Das Versprechen, in Hamburg 6000 Neubauten im Jahr zu schaffen, ist in Gefahr

Es kommt selten genug vor, dass ein Politiker ein konkretes Versprechen abgibt. Hamburgs Erster Bürgermeister Olaf Scholz (SPD) hat es trotzdem getan, als er ankündigte, unter seiner Führung würden in der Hansestadt jedes Jahr 6000 Wohnungen gebaut. Das klingt angesichts von rund 890 000 Wohnungen, die es in Hamburg gibt, nicht nach besonders viel. Auch den vielen Wohnungssuchenden - der Mieterbund schätzt, dass bis zu 40 000 Wohnungen in Hamburg fehlen - dürfte das scholzsche Versprechen eher wie ein Tropfen auf dem heißen Stein vorkommen.

Wie ambitioniert aber die Senatsvorgabe tatsächlich ist, zeigt ihr Praxistest. Dem Statistischen Landesamt zufolge wurden im vergangenen Jahr 3729 Wohnungen fertiggestellt. Das sind zwar 5,9 Prozent mehr als 2010, ist aber noch mehr als ein Drittel von der Zielmarke entfernt. Ob es in diesem Jahr klappen wird, steht trotz des im Frühjahr mit Bezirken und Wohnungswirtschaft geschlossenen "Bündnisses für das Wohnen" in den Sternen. Zumal sich bei der Umsetzung mehr und mehr Probleme auftun.

Da wäre der Widerstand von Anwohnern, wenn - wie am Hemmingstedter Weg - in ihrer Nachbarschaft in Klein Flottbek ein Stück Grünfläche mit mehrgeschossigen Wohnhäusern bebaut werden soll. Beobachter mögen über so viel "Eigennutz" nur den Kopf schütteln. Doch es waren gerade Sozialdemokraten, die in der jüngeren Vergangenheit das Hohelied der Bürgerbegehren gesungen haben. Jetzt gilt es, den Worten Taten folgen zu lassen und Bürgerinitiativen ernst zu nehmen. Auch wenn diese eigenen politische Zielen ablehnend gegenüberstehen.

Viel Überzeugungsarbeit muss der SPD-Senat auch bei den Bezirken leisten. Beispielhaft dafür steht der Fall der Familie Blösz. Das Ehepaar, das einen Altenpflegedienst betreibt, will in Schnelsen, einen Steinwurf zur Grenze mit Schleswig-Holstein entfernt, zehn altengerechte Wohnungen bauen. Die Finanzbehörde will das notwendige Grundstück den Blöszens verkaufen. Von der Wohnungsbaukreditanstalt kam grünes Licht für das 1,3-Millionen-Euro-Projekt.
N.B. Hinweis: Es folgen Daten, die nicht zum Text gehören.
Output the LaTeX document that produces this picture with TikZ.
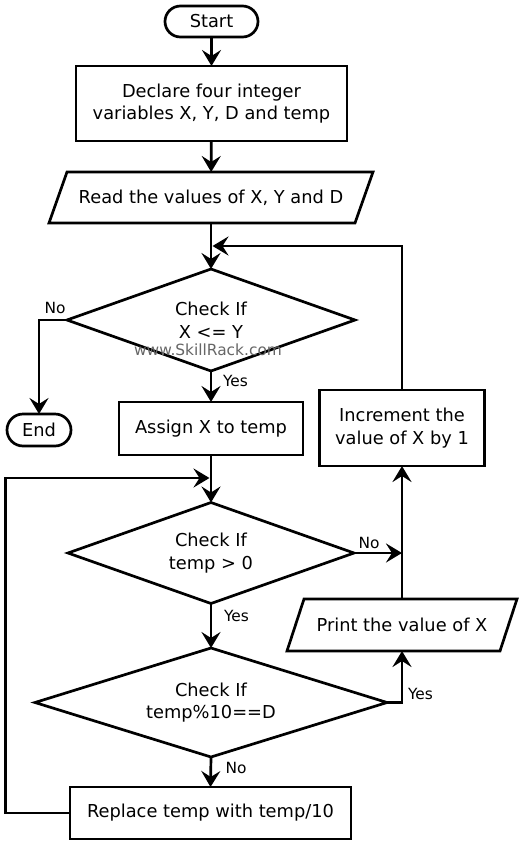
\documentclass[tikz,border=0pt]{standalone}
\usepackage{fontspec}
\setmainfont{DejaVu Sans}
\usetikzlibrary{shapes.geometric,arrows.meta,calc}
\tikzset{
  base/.style={font=\fontsize{17.8}{22.6}\selectfont, align=center, inner sep=0pt, outer sep=0pt, line width=2.7pt},
  term/.style={base, draw, rectangle, rounded corners=15.5pt},
  procbox/.style={base, draw, rectangle},
  iobox/.style={base, rectangle},
  decision/.style={base, draw, diamond},
  lbl/.style={font=\fontsize{15.4}{18}\selectfont, inner sep=0pt},
  arr/.style={line width=2.7pt, -{Stealth[length=16pt,width=19pt,inset=6pt]}}
}
\begin{document}
\begin{tikzpicture}[x=1pt,y=-1pt]
\useasboundingbox (0,0) rectangle (524,847);
% nodes
\node[term, minimum width=93pt, minimum height=31pt] (start) at (211.5,21.5) {Start};
\node[procbox, minimum width=271pt, minimum height=75pt] (decl) at (211.5,103.5) {Declare four integer\\variables X, Y, D and temp};
\node[iobox, minimum width=306pt, minimum height=51pt] (read) at (211,197.5) {Read the values of X, Y and D};
\draw[line width=2.7pt, line join=miter] ([xshift=9pt]read.north west) -- ([xshift=9pt]read.north east) -- ([xshift=-9pt]read.south east) -- ([xshift=-9pt]read.south west) -- cycle;
\node[decision, minimum width=288pt, minimum height=102pt, aspect=2.8] (d1) at (211,320) {Check If\\X <= Y};
\node[font=\fontsize{15.4}{18}\selectfont, text=black!60, inner sep=0pt] (wm) at (208,350) {www.SkillRack.com};
\node[term, minimum width=64pt, minimum height=32pt, rounded corners=16pt] (end) at (39,430) {End};
\node[procbox, minimum width=184pt, minimum height=53pt] (assign) at (211,428.5) {Assign X to temp};
\node[procbox, minimum width=165pt, minimum height=76pt] (inc) at (402,428) {Increment the\\value of X by 1};
\node[decision, minimum width=286pt, minimum height=101pt, aspect=2.8] (d2) at (211,553) {Check If\\temp > 0};
\node[iobox, minimum width=213pt, minimum height=52pt] (print) at (402,625) {Print the value of X};
\draw[line width=2.7pt, line join=miter] ([xshift=8.5pt]print.north west) -- ([xshift=8.5pt]print.north east) -- ([xshift=-8.5pt]print.south east) -- ([xshift=-8.5pt]print.south west) -- cycle;
\node[decision, minimum width=352pt, minimum height=109pt, aspect=3.2] (d3) at (211,702.5) {Check If\\temp\%10==D};
\node[procbox, minimum width=281pt, minimum height=52pt] (rep) at (210.5,813) {Replace temp with temp/10};
% junctions
\coordinate (j1) at (212.5,246);
\coordinate (j2) at (209.5,478);
% connectors
\draw[arr] (start) -- (decl);
\draw[arr] (decl) -- (read);
\draw[arr] (read.south) -- (d1.north);
\draw[arr] (d1.west) -| (end.north);
\draw[arr] (d1.south) -- (assign.north);
\draw[arr] (assign.south) -- (d2.north);
\draw[arr] (d2.south) -- (d3.north);
\draw[arr] (d3.south) -- (rep.north);
\draw[arr] (d3.east) -| (print.south);
\draw[arr] (print.north) -- (inc.south);
\draw[arr] (d2.east) -- (d2.east -| inc.south);
\draw[arr] (inc.north) |- (j1);
\draw[arr] (rep.west) -- ++(-64.5,0) |- (j2);
% labels
\node[lbl] (l1) at (55,308) {No};
\node[lbl] (l2) at (235.5,381) {Yes};
\node[lbl] (l3) at (369,543) {No};
\node[lbl] (l4) at (236.5,616) {Yes};
\node[lbl] (l5) at (420.5,694) {Yes};
\node[lbl] (l6) at (236,768) {No};
\end{tikzpicture}
\end{document}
Probleme macht ausgerechnet das Bauamt des Bezirks Eimsbüttel. Der Grund: Für die Fläche für Autostellplätze muss ein Kompromiss gefunden werden.

Zu guter Letzt treten Wirtschaftsbehörde und Handelskammer vermehrt auf die Bremse, wenn Bezirke oder Investoren auf der Suche nach geeigneten Flächen für den Bau von Wohnungen auch in Gewerbegebieten fündig werden. Am Hammer Deich wollen Investoren auf einer Gewerbefläche bis zu 350 Wohnungen errichten, weil in den vergangenen Jahren eine Vermietung an qualitativ hochwertige Unternehmen wiederholt scheiterte. Die Wirtschaftsbehörde lehnt aber eine Umwandlung der Fläche in Bauland ab, unter anderem mit der Begründung, bei einer Wohnbebauung würde der "Umwandlungsdruck auf andere Teile des Industriegebietes steigen".
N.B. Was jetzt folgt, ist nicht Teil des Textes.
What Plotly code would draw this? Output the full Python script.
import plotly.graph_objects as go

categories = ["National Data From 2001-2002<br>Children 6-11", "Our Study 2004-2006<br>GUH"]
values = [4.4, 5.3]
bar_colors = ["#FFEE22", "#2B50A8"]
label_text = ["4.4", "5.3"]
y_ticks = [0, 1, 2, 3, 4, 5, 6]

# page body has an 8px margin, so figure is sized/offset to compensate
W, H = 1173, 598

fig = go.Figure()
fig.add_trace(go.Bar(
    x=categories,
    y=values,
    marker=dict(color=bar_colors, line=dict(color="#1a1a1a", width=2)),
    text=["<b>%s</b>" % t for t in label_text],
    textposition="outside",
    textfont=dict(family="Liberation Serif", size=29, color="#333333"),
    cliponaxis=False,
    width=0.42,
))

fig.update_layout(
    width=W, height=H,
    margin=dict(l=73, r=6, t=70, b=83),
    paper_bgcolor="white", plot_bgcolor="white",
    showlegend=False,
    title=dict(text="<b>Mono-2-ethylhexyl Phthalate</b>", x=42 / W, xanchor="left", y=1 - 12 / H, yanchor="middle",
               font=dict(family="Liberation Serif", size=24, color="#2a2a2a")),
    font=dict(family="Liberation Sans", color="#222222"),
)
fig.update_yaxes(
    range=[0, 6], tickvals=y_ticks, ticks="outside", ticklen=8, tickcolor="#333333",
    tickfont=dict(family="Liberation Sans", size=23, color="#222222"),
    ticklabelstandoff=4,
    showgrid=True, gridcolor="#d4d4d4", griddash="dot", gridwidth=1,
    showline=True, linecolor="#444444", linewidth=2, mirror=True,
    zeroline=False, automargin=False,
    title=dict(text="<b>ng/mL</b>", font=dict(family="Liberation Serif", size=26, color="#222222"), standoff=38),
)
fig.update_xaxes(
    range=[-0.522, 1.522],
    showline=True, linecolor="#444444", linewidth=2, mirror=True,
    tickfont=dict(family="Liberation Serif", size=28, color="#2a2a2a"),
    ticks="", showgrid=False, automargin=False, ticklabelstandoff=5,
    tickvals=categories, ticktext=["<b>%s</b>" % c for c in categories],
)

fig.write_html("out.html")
All diese Fälle zeigen, dass es ein weiter und schwerer Weg ist vom Versprechen, 6000 Wohnungen in Hamburg zu bauen, bis zu dessen Umsetzung. Jeder Einwand für sich mag nachvollziehbar und berechtigt sein. Wenn aber Senatschef Olaf Scholz mit seiner These recht hat, dass vom Bau vieler und bezahlbarer Wohnungen die Zukunftsfähigkeit Hamburgs abhängt, dann muss dem Gemeinwohl Vorrang eingeräumt werden. Und Scholz muss für diesen Vorrang sorgen.

Das Gemeinwohl wird sich nicht von allein durchsetzen. Der Bürgermeister ist jetzt ein weiteres Mal gefordert. Damit er sein Versprechen auch hält.